You remind us that life is a series of brave experiments, like when you yourself stalked Toni Morrison after reading her book, determined to speak to the source. We laugh at you because we, too, have stalked celebrities, finding them in outlandish ways, as you did, through the Yellow Pages of the fire department. "When you are brave, it doesn't matter what other people think," you tell us. And so, we try to live wildly. We trust you, as you have made your life goal the sharing of other's stories, which is the bravest experiment of all.

Oprah, you asked us again this evening, "What is the story you want to tell and the light you want to bring?"Our story is simple. We, too, are dreamers with Martin Luther King's words in our resounding ears, as we remember that, "Not everybody can be famous, but everybody can be great."
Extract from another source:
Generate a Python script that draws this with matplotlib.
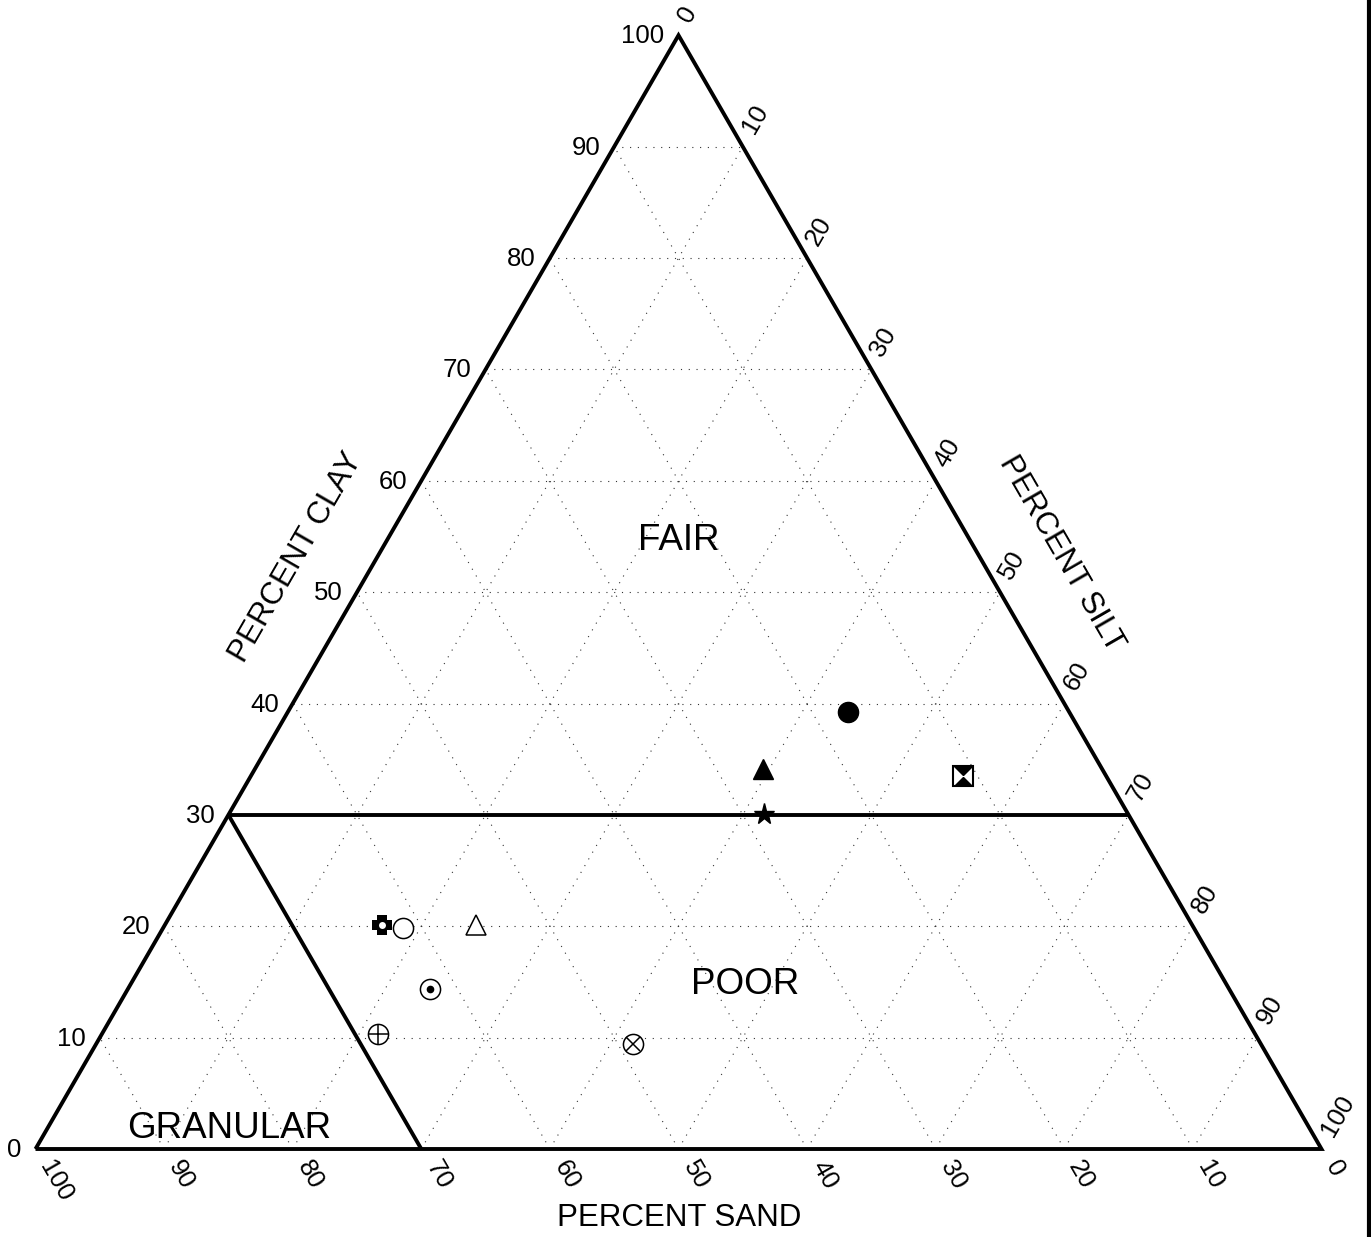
import numpy as np
import matplotlib
matplotlib.use("Agg")
import matplotlib.pyplot as plt
from matplotlib.transforms import offset_copy
from matplotlib.lines import Line2D

plt.rcParams["font.family"] = ["Liberation Sans", "DejaVu Sans"]

# ---- data -------------------------------------------------------------
tick_values = [0, 10, 20, 30, 40, 50, 60, 70, 80, 90, 100]
grid_values = [10, 20, 30, 40, 50, 60, 70, 80, 90]

# sample compositions (percent)
sample_sand = [17.2, 26.4, 11.1, 28.3, 63.0, 61.5, 55.7, 62.1, 68.2, 48.8]
sample_silt = [43.6, 39.5, 55.4, 41.6, 16.9, 18.7, 24.2, 23.5, 21.5, 41.8]
sample_clay = [39.2, 34.1, 33.5, 30.1, 20.1, 19.8, 20.1, 14.4, 10.3, 9.4]
sample_symbols = ["dot_filled", "tri_filled", "hourglass", "star", "cross_hole",
                  "circle_open", "tri_open", "circle_dot", "circle_plus", "circle_x"]

# class boundaries
fair_min_clay = 30
granular_max_sand_limit = 70

region_labels = ["FAIR", "POOR", "GRANULAR"]
region_pos_px = [(679, 541), (745, 984), (229, 1128)]

SQ3 = np.sqrt(3) / 2


def tern(sand, silt, clay):
    sand = np.asarray(sand, float)
    silt = np.asarray(silt, float)
    clay = np.asarray(clay, float)
    x = (silt + clay / 2.0) / 100.0
    y = clay / 100.0 * SQ3
    return x, y


# ---- figure -----------------------------------------------------------
W, H = 1371, 1237
fig = plt.figure(figsize=(W / 100, H / 100), dpi=100)
ax = fig.add_axes([0, 0, 1, 1])
ox, oy, scale = 35.5, 1149.0, 1286.0
ax.set_xlim(-ox / scale, (W - ox) / scale)
ax.set_ylim((oy - H) / scale, oy / scale)
ax.set_aspect("auto")
ax.axis("off")


def px(p):
    return (p[0] - ox) / scale, (oy - p[1]) / scale


grid_kw = dict(color="#333333", lw=0.8, linestyle=(0, (1, 6)), zorder=1)
for v in grid_values:
    # constant clay
    x, y = tern([100 - v, 0], [0, 100 - v], [v, v])
    ax.plot(x, y, **grid_kw)
    # constant sand
    x, y = tern([v, v], [100 - v, 0], [0, 100 - v])
    ax.plot(x, y, **grid_kw)
    # constant silt
    x, y = tern([100 - v, 0], [v, v], [0, 100 - v])
    ax.plot(x, y, **grid_kw)

edge_kw = dict(color="black", lw=2.8, solid_capstyle="butt", solid_joinstyle="miter", zorder=3)
x, y = tern([100, 0, 0, 100], [0, 100, 0, 0], [0, 0, 100, 0])
ax.plot(x, y, **edge_kw)

# FAIR / POOR boundary
x, y = tern([100 - fair_min_clay, 0], [0, 100 - fair_min_clay], [fair_min_clay, fair_min_clay])
ax.plot(x, y, **edge_kw)
# GRANULAR boundary
g = granular_max_sand_limit
x, y = tern([g, g], [100 - g, 0], [0, 100 - g])
ax.plot(x, y, **edge_kw)

# ---- tick labels ------------------------------------------------------
tick_fs = 18.5
t_clay = offset_copy(ax.transData, fig=fig, x=-14, y=-1, units="dots")
t_sand = offset_copy(ax.transData, fig=fig, x=10, y=-13, units="dots")
t_silt = offset_copy(ax.transData, fig=fig, x=5, y=15, units="dots")
for v in tick_values:
    x, y = tern(100 - v, 0, v)
    ax.text(x, y, str(v), transform=t_clay, ha="right", va="center", fontsize=tick_fs)
    x, y = tern(v, 100 - v, 0)
    ax.text(x, y, str(v), transform=t_sand, ha="left", va="center", rotation=-60,
            rotation_mode="anchor", fontsize=tick_fs)
    x, y = tern(0, v, 100 - v)
    ax.text(x, y, str(v), transform=t_silt, ha="left", va="center", rotation=60,
            rotation_mode="anchor", fontsize=tick_fs)

# ---- axis titles ------------------------------------------------------
title_fs = 22.5
ax.text(*px((679, 1218)), "PERCENT SAND", ha="center", va="center", fontsize=title_fs)
ax.text(*px((296, 557)), "PERCENT CLAY", ha="center", va="center", rotation=60,
        rotation_mode="anchor", fontsize=title_fs)
ax.text(*px((1061, 554)), "PERCENT SILT", ha="center", va="center", rotation=-60,
        rotation_mode="anchor", fontsize=title_fs)

for lab, p in zip(region_labels, region_pos_px):
    ax.text(*px(p), lab, ha="center", va="center", fontsize=26.5, zorder=2)

# ---- sample symbols ---------------------------------------------------
ms = 14.5
hourglass = [(-1, 1), (1, 1), (-1, -1), (1, -1), (-1, 1)]
a = 0.5
cross = [(-a, -1), (a, -1), (a, -a), (1, -a), (1, a), (a, a), (a, 1), (-a, 1),
         (-a, a), (-1, a), (-1, -a), (-a, -a), (-a, -1)]

sx, sy = tern(sample_sand, sample_silt, sample_clay)
for xi, yi, sym in zip(sx, sy, sample_symbols):
    kw = dict(linestyle="none", zorder=5)
    if sym == "dot_filled":
        ax.plot(xi, yi, marker="o", ms=ms, color="black", **kw)
    elif sym == "tri_filled":
        ax.plot(xi, yi, marker="^", ms=ms, color="black", **kw)
    elif sym == "hourglass":
        ax.plot(xi, yi, marker="s", ms=ms, mfc="white", mec="black", mew=1.5, **kw)
        ax.plot(xi, yi, marker=hourglass, ms=ms, color="black", mew=0, **kw)
    elif sym == "star":
        ax.plot(xi, yi, marker="*", ms=ms + 1, color="black", **kw)
    elif sym == "cross_hole":
        ax.plot(xi, yi, marker=cross, ms=ms, color="black", mew=0, **kw)
        ax.plot(xi, yi, marker="o", ms=5, mfc="white", mew=0, **kw)
    elif sym == "circle_open":
        ax.plot(xi, yi, marker="o", ms=ms, mfc="white", mec="black", mew=1.1, **kw)
    elif sym == "tri_open":
        ax.plot(xi, yi, marker="^", ms=ms, mfc="white", mec="black", mew=1.1, **kw)
    elif sym == "circle_dot":
        ax.plot(xi, yi, marker="o", ms=ms, mfc="white", mec="black", mew=1.1, **kw)
        ax.plot(xi, yi, marker="o", ms=4.5, color="black", **kw)
    elif sym == "circle_plus":
        ax.plot(xi, yi, marker="o", ms=ms, mfc="white", mec="black", mew=1.1, **kw)
        ax.plot(xi, yi, marker="+", ms=ms, mec="black", mew=1.1, **kw)
    elif sym == "circle_x":
        ax.plot(xi, yi, marker="o", ms=ms, mfc="white", mec="black", mew=1.1, **kw)
        ax.plot(xi, yi, marker="x", ms=ms * 0.707, mec="black", mew=1.1, **kw)

# right-hand frame rule
fig.add_artist(Line2D([1369 / W, 1369 / W], [0, 1], color="black", lw=3.0,
                      transform=fig.transFigure))

fig.savefig("out.png", dpi=100)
But you, Oprah, are famous, and so we ask you, "What is greatness?" For you were more than great in Lee Daniels' The Butler, yet you assure that greatness begins by honoring the greats before us. So, dear honoree, let us quote and honor you again. When you say, "Your work speaks for itself and your art defines you," we hold up a mirror and ask you to trust the same for your "body of work." With your genius, you champion people and situations history overlooks. You highlight lives of the underserved, the forgotten, the troubled, the black woman, and the outcast. Yet while you inspire the downtrodden and fortunate alike, you speak deeply to each common heart in America. Tonight, you ask us to take those dreams out of our backpacks. And whether those dreams come in shapes of becoming actors, people of influence, people of everyday generosity, mothers who educate their children, or writers whose books you champion (for which I, and most writers, shamelessly dream), we promise to continue to persevere. To trust. And to surrender.

You tell us, "I can not tell you what it means to be honored in your hometown," so allow us to tell you in our own words. You, our hometown heroine, are truly one of our "favorite things."